Apr 18, 2012
LVMH says Q1 sales up 25 per cent, Asia strong
Apr 18, 2012
LVMH, the world's biggest luxury goods group, said first-quarter revenue grew 25 percent thanks to particularly strong growth in Asia and the United States, as wealthy shoppers shrugged off a tumultuous global economy.
Nevertheless, the French company, owner of brands such as Moet Hennessy and fashion designer Celine, described the economic outlook for Europe as uncertain and said it would keep a tight control over costs.
Quarterly sales rose 14 percent on a like-for-like basis to 6.58 billion euros ($8.7 billion), with the strongest divisional growth seen at mall-friendly cosmetics retailer Sephora and shopping centres chain Dfs.
Growth was also spurred by unexpected strength in the Wine & Spirits division, several analysts said, due to an increase in both volume and prices. LVMH said volume in champagne rose by 5 percent, while Hennessy cognac rose 9 percent.
The all-important Fashion & Leather goods division, which accounts for around a third of the company's revenue and grew 12 percent on an organic basis for the quarter, came in slightly below some analysts expectations, however.
LVMH CEO Bernard Arnault made what some considered bullish comments at the annual shareholders' meeting in early April, saying first-quarter growth was above what it had been in the last quarter of 2011.
And while this was true, the growth did not come primarily from Fashion & Leather as some expected, indicating the Louis Vuitton brand, which accounted for half of group operating profit in 2011, had not performed to the dazzling levels of last year.
At 0900 GMT LVMH shares were down 1 percent in a flat market.
"Some in the industry felt a little caught out," said an analyst who asked not to be named.
The luxury industry has performed well despite uncertainty and economic slowdown around the world.

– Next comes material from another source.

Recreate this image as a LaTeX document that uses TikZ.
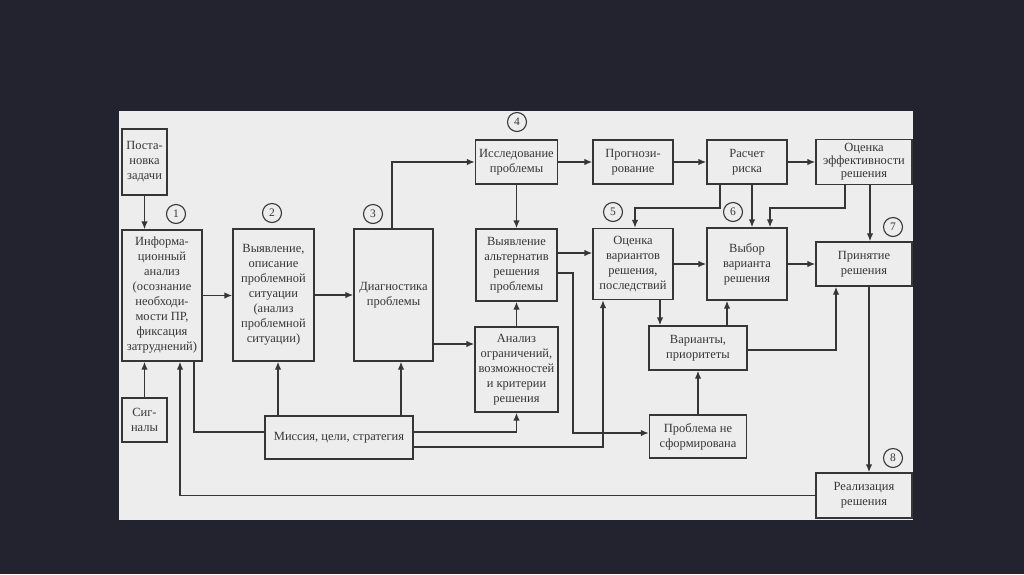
\documentclass[tikz,border=0pt]{standalone}
\usepackage{fontspec}
\setmainfont{Liberation Serif}
\usetikzlibrary{arrows.meta}
\definecolor{fon}{HTML}{22232E}
\definecolor{list}{HTML}{EDEDED}
\definecolor{liniya}{HTML}{363636}
\tikzset{
  blok/.style={draw=liniya, line width=1.4pt, text=liniya, align=center, inner sep=1pt, font=\fontsize{12.5}{15}\selectfont},
  num/.style={draw=liniya, circle, line width=1.1pt, minimum size=19pt, inner sep=0pt, text=liniya, font=\fontsize{11.5}{11.5}\selectfont},
  arr/.style={draw=liniya, line width=1.4pt, -{Latex[length=8pt,width=6.5pt]}},
  lin/.style={draw=liniya, line width=1.4pt},
}
\begin{document}
\begin{tikzpicture}[x=1pt,y=-1pt]
\fill[fon] (0,0) rectangle (1024,574);
\fill[list] (119,111) rectangle (913,520);
\useasboundingbox (0,0) rectangle (1024,574);
% left column
\node[blok, minimum width=45, minimum height=66] (zad) at (144.5,162) {Поста-\\новка\\задачи};
\node[blok, minimum width=80, minimum height=131] (info) at (162,295.5) {Информа-\\ционный\\анализ\\(осознание\\необходи-\\мости ПР,\\фиксация\\затруднений)};
\node[blok, minimum width=45, minimum height=44] (sign) at (144.5,420) {Сиг-\\налы};
\node[blok, minimum width=81, minimum height=132] (opis) at (273.5,295) {Выявление,\\описание\\проблемной\\ситуации\\(анализ\\проблемной\\ситуации)};
\node[blok, minimum width=79, minimum height=132] (diag) at (393.5,295) {Диагностика\\проблемы};
\node[blok, minimum width=148, minimum height=43] (missia) at (339,437.5) {Миссия, цели, стратегия};
% middle
\node[blok, minimum width=82, minimum height=44] (issl) at (516.5,162) {Исследование\\проблемы};
\node[blok, minimum width=81, minimum height=72] (alt) at (516.5,265) {Выявление\\альтернатив\\решения\\проблемы};
\node[blok, minimum width=83, minimum height=85] (analiz) at (516.5,369.5) {Анализ\\ограничений,\\возможностей\\и критерии\\решения};
\node[blok, minimum width=80, minimum height=44] (prog) at (633,162) {Прогнози-\\рование};
\node[blok, minimum width=80, minimum height=71] (ocenka) at (633,264) {Оценка\\вариантов\\решения,\\последствий};
\node[blok, minimum width=80, minimum height=44] (risk) at (747,162) {Расчет\\риска};
\node[blok, minimum width=80, minimum height=72] (vybor) at (747,264) {Выбор\\варианта\\решения};
\node[blok, minimum width=98, minimum height=44] (var) at (698,348) {Варианты,\\приоритеты};
\node[blok, minimum width=97, minimum height=43] (neform) at (698,436.5) {Проблема не\\сформирована};
% right column
\node[blok, minimum width=96, minimum height=45, font=\fontsize{12.5}{13}\selectfont] (effekt) at (864,162) {Оценка\\эффективности\\решения};
\node[blok, minimum width=96, minimum height=44] (prin) at (864,264) {Принятие\\решения};
\node[blok, minimum width=96, minimum height=45] (real) at (864,495.5) {Реализация\\решения};
% numbers
\node[num] (n1) at (176,214) {1};
\node[num] (n2) at (272,213) {2};
\node[num] (n3) at (373,214) {3};
\node[num] (n4) at (517,122) {4};
\node[num] (n5) at (613,212) {5};
\node[num] (n6) at (733,212) {6};
\node[num] (n7) at (893,227) {7};
\node[num] (n8) at (893,458) {8};
% bend points
\coordinate (k1) at (573,433);
\coordinate (r1) at (720,208);
\coordinate (e1) at (845,208);
% connectors
\draw[arr] (zad.south) -- (zad.south |- info.north);
\draw[arr] (sign.north) -- (sign.north |- info.south);
\draw[arr] (info.east) -- (info.east -| opis.west);
\draw[arr] (opis.east) -- (opis.east -| diag.west);
\draw[arr] ([xshift=-61]missia.north) -- ([xshift=4.5]opis.south);
\draw[arr] ([xshift=62]missia.north) -- ([xshift=7.5]diag.south);
\draw[lin] ([xshift=32]info.south) |- ([yshift=5.5]missia.west);
\draw[arr] ([xshift=-1.5]diag.north) |- (issl.west);
\draw[arr] (issl.south) -- (alt.north);
\draw[arr] (issl) -- (prog);
\draw[arr] (prog) -- (risk);
\draw[arr] (risk) -- (effekt);
\draw[arr] ([yshift=-49]diag.east) -- ([yshift=25.5]analiz.west);
\draw[arr] (analiz.north) -- (alt.south);
\draw[arr] ([yshift=5.5]missia.east) -| (analiz.south);
\draw[arr] ([yshift=-9.5]missia.east) -| ([xshift=-30]ocenka.south);
\draw[arr] ([yshift=12]alt.east) -- ([yshift=11]ocenka.west);
\draw[arr] ([yshift=-8]alt.east) -| (k1) -- ([yshift=3.5]neform.west);
\draw[arr] (risk.south -| r1) -- (r1) -| ([xshift=2]ocenka.north);
\draw[arr] ([xshift=5]risk.south) -- ([xshift=5]vybor.north);
\draw[arr] (effekt.south -| e1) -- (e1) -| ([xshift=23]vybor.north);
\draw[arr] ([xshift=6]effekt.south) -- ([xshift=6]prin.north);
\draw[arr] (ocenka) -- (vybor);
\draw[arr] (vybor) -- (prin);
\draw[arr] ([xshift=27]ocenka.south) -- ([xshift=-38]var.north);
\draw[arr] ([xshift=29]var.north) -- ([xshift=-20]vybor.south);
\draw[arr] ([yshift=-2]var.east) -| ([xshift=-28]prin.south);
\draw[arr] (neform.north) -- (var.south);
\draw[arr] ([xshift=5]prin.south) -- ([xshift=5]real.north);
\draw[arr] (real.west) -| ([xshift=18]info.south);
\end{tikzpicture}
\end{document}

Strong growth in emerging markets, plus a tendency among Asian shoppers to buy luxury goods when on vacation in Europe, have particularly helped companies like LVMH.
But all eyes are on the horizon for any signs that these wealthy Chinese and South American shoppers may be closing their purses.
Such worries helped drive down Burberry's share price 5 percent on Wednesday when the company failed to outperform analyst expectations on its sales growth.
"They didn't perform badly," said the analyst. "They just didn't 'wow'."
LVMH has been trying to secure its business by gaining footholds in a variety of luxury divisions with dispersed geographic sales.
Last year it bought Italian jeweller Bulgari, helping to account for a 141 percent rise in reported revenue growth for the quarter in the watches and jewellery division.
LVMH, which took the luxury world by surprise in late 2010 by announcing it had built a stake in Hermes, said in December its holding had risen to 22.3 percent though it repeated it did not want to buy the maker of Kelly handbags and silk scarves.
In February, Chief Executive Bernard Arnault said the company's priority remained organic growth, with acquisitions the exception.
Reports that LVMH was in talks to buy German books-to- perfumes retailer Douglas were not true, a source told Reuters. Douglas has not been in contact with LVMH, a financial source said.